Carry none of the pictures over; write out the complete data exactly.

++++ Information provided

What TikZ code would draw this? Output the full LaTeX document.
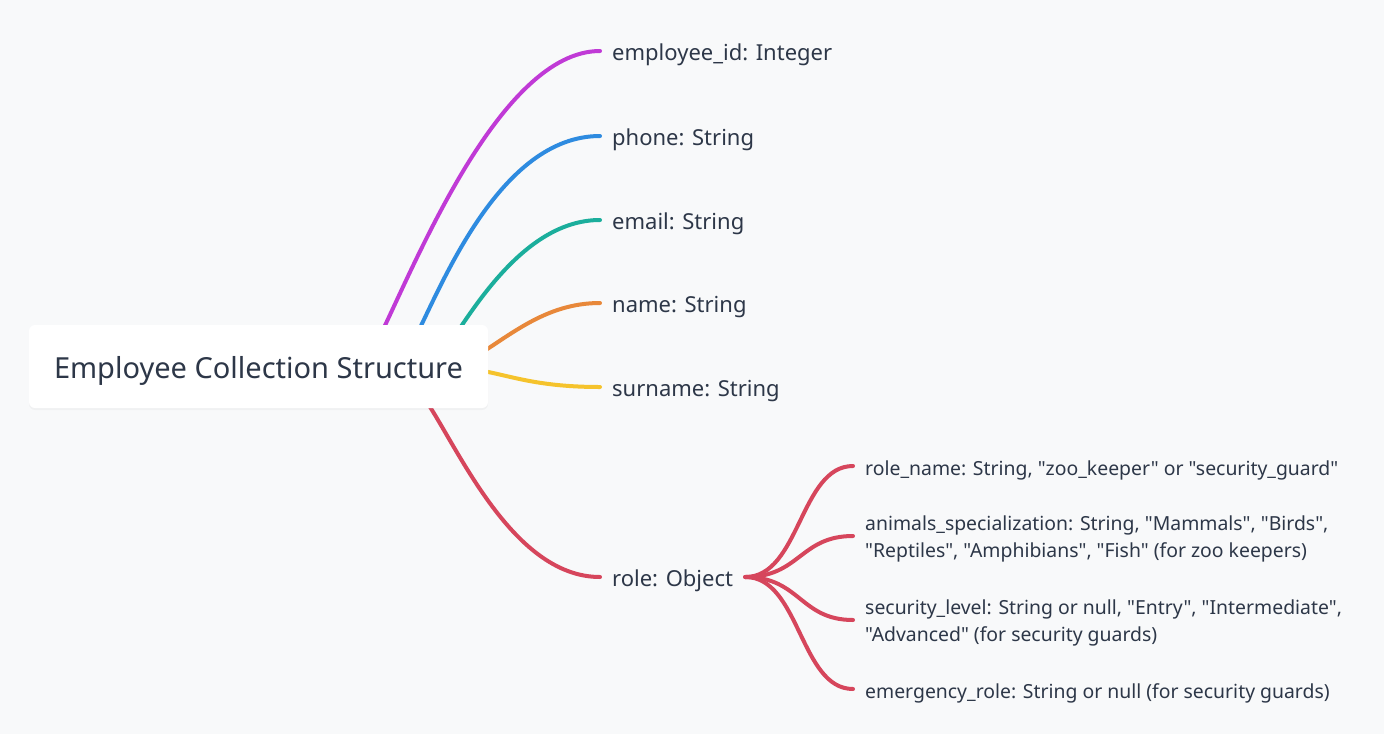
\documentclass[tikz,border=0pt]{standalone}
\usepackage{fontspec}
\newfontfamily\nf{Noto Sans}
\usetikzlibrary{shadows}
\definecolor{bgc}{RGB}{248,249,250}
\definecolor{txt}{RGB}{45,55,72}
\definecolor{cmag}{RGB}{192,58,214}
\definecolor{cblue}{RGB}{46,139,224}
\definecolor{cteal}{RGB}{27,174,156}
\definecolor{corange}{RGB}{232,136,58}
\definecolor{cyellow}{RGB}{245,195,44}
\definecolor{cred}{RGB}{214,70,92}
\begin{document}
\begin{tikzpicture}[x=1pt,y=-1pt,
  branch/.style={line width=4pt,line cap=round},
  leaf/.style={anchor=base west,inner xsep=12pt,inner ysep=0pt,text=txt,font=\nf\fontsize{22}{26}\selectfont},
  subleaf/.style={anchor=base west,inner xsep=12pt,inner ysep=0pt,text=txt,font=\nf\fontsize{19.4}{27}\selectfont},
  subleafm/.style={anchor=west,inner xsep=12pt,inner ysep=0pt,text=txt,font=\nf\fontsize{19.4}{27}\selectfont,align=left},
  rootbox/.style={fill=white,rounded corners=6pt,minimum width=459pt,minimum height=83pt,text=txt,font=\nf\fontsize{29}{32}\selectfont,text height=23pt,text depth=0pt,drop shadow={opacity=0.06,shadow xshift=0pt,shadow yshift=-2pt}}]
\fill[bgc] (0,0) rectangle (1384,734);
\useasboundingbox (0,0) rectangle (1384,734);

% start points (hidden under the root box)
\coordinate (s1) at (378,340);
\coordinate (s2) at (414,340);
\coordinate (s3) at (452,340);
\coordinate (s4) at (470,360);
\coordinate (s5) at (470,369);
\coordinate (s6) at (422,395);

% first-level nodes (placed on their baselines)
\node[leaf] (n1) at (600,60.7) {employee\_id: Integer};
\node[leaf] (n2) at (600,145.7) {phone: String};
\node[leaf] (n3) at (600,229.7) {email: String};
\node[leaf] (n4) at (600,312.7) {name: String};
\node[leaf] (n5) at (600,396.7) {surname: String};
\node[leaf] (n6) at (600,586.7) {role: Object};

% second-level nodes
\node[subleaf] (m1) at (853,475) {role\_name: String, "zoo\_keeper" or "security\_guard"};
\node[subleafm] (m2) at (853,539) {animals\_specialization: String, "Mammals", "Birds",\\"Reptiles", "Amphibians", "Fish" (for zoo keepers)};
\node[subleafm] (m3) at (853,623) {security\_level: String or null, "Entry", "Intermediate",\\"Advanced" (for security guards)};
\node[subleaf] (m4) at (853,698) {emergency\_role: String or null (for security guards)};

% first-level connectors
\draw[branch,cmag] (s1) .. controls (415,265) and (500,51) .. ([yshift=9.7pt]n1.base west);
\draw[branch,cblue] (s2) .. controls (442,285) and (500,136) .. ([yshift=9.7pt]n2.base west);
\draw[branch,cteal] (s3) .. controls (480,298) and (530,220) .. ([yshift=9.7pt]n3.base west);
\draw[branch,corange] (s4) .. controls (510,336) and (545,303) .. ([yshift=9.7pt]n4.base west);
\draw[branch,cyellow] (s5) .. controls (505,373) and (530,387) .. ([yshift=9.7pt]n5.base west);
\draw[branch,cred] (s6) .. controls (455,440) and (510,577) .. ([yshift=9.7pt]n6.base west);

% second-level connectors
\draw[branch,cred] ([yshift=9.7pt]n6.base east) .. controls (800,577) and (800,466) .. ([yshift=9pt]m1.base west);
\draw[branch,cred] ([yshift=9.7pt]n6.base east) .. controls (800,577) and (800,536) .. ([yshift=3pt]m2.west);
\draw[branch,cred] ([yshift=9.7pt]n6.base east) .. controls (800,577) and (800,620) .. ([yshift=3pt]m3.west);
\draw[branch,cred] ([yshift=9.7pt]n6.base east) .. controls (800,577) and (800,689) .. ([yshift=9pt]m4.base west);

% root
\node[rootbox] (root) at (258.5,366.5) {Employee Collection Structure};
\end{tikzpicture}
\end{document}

++++++++

__Correct result__.
What TikZ code would draw this? Output the full LaTeX document.
\documentclass[tikz,border=0pt]{standalone}
\usepackage{fontspec}
\newfontfamily\nf{Noto Sans}
\usetikzlibrary{shadows}
\definecolor{bgc}{RGB}{248,249,250}
\definecolor{txt}{RGB}{45,55,72}
\definecolor{cmag}{RGB}{192,58,214}
\definecolor{cblue}{RGB}{46,139,224}
\definecolor{cteal}{RGB}{27,174,156}
\definecolor{corange}{RGB}{232,136,58}
\definecolor{cyellow}{RGB}{245,195,44}
\definecolor{cred}{RGB}{214,70,92}
\begin{document}
\begin{tikzpicture}[x=1pt,y=-1pt,
  branch/.style={line width=4pt,line cap=round},
  leaf/.style={anchor=base west,inner xsep=12pt,inner ysep=0pt,text=txt,font=\nf\fontsize{22}{26}\selectfont},
  subleaf/.style={anchor=base west,inner xsep=12pt,inner ysep=0pt,text=txt,font=\nf\fontsize{19.4}{27}\selectfont},
  subleafm/.style={anchor=west,inner xsep=12pt,inner ysep=0pt,text=txt,font=\nf\fontsize{19.4}{27}\selectfont,align=left},
  rootbox/.style={fill=white,rounded corners=6pt,minimum width=459pt,minimum height=83pt,text=txt,font=\nf\fontsize{29}{32}\selectfont,text height=23pt,text depth=0pt,drop shadow={opacity=0.06,shadow xshift=0pt,shadow yshift=-2pt}}]
\fill[bgc] (0,0) rectangle (1384,734);
\useasboundingbox (0,0) rectangle (1384,734);

% start points (hidden under the root box)
\coordinate (s1) at (378,340);
\coordinate (s2) at (414,340);
\coordinate (s3) at (452,340);
\coordinate (s4) at (470,360);
\coordinate (s5) at (470,369);
\coordinate (s6) at (422,395);

% first-level nodes (placed on their baselines)
\node[leaf] (n1) at (600,60.7) {employee\_id: Integer};
\node[leaf] (n2) at (600,145.7) {phone: String};
\node[leaf] (n3) at (600,229.7) {email: String};
\node[leaf] (n4) at (600,312.7) {name: String};
\node[leaf] (n5) at (600,396.7) {surname: String};
\node[leaf] (n6) at (600,586.7) {role: Object};

% second-level nodes
\node[subleaf] (m1) at (853,475) {role\_name: String, "zoo\_keeper" or "security\_guard"};
\node[subleafm] (m2) at (853,539) {animals\_specialization: String, "Mammals", "Birds",\\"Reptiles", "Amphibians", "Fish" (for zoo keepers)};
\node[subleafm] (m3) at (853,623) {security\_level: String or null, "Entry", "Intermediate",\\"Advanced" (for security guards)};
\node[subleaf] (m4) at (853,698) {emergency\_role: String or null (for security guards)};

% first-level connectors
\draw[branch,cmag] (s1) .. controls (415,265) and (500,51) .. ([yshift=9.7pt]n1.base west);
\draw[branch,cblue] (s2) .. controls (442,285) and (500,136) .. ([yshift=9.7pt]n2.base west);
\draw[branch,cteal] (s3) .. controls (480,298) and (530,220) .. ([yshift=9.7pt]n3.base west);
\draw[branch,corange] (s4) .. controls (510,336) and (545,303) .. ([yshift=9.7pt]n4.base west);
\draw[branch,cyellow] (s5) .. controls (505,373) and (530,387) .. ([yshift=9.7pt]n5.base west);
\draw[branch,cred] (s6) .. controls (455,440) and (510,577) .. ([yshift=9.7pt]n6.base west);

% second-level connectors
\draw[branch,cred] ([yshift=9.7pt]n6.base east) .. controls (800,577) and (800,466) .. ([yshift=9pt]m1.base west);
\draw[branch,cred] ([yshift=9.7pt]n6.base east) .. controls (800,577) and (800,536) .. ([yshift=3pt]m2.west);
\draw[branch,cred] ([yshift=9.7pt]n6.base east) .. controls (800,577) and (800,620) .. ([yshift=3pt]m3.west);
\draw[branch,cred] ([yshift=9.7pt]n6.base east) .. controls (800,577) and (800,689) .. ([yshift=9pt]m4.base west);

% root
\node[rootbox] (root) at (258.5,366.5) {Employee Collection Structure};
\end{tikzpicture}
\end{document}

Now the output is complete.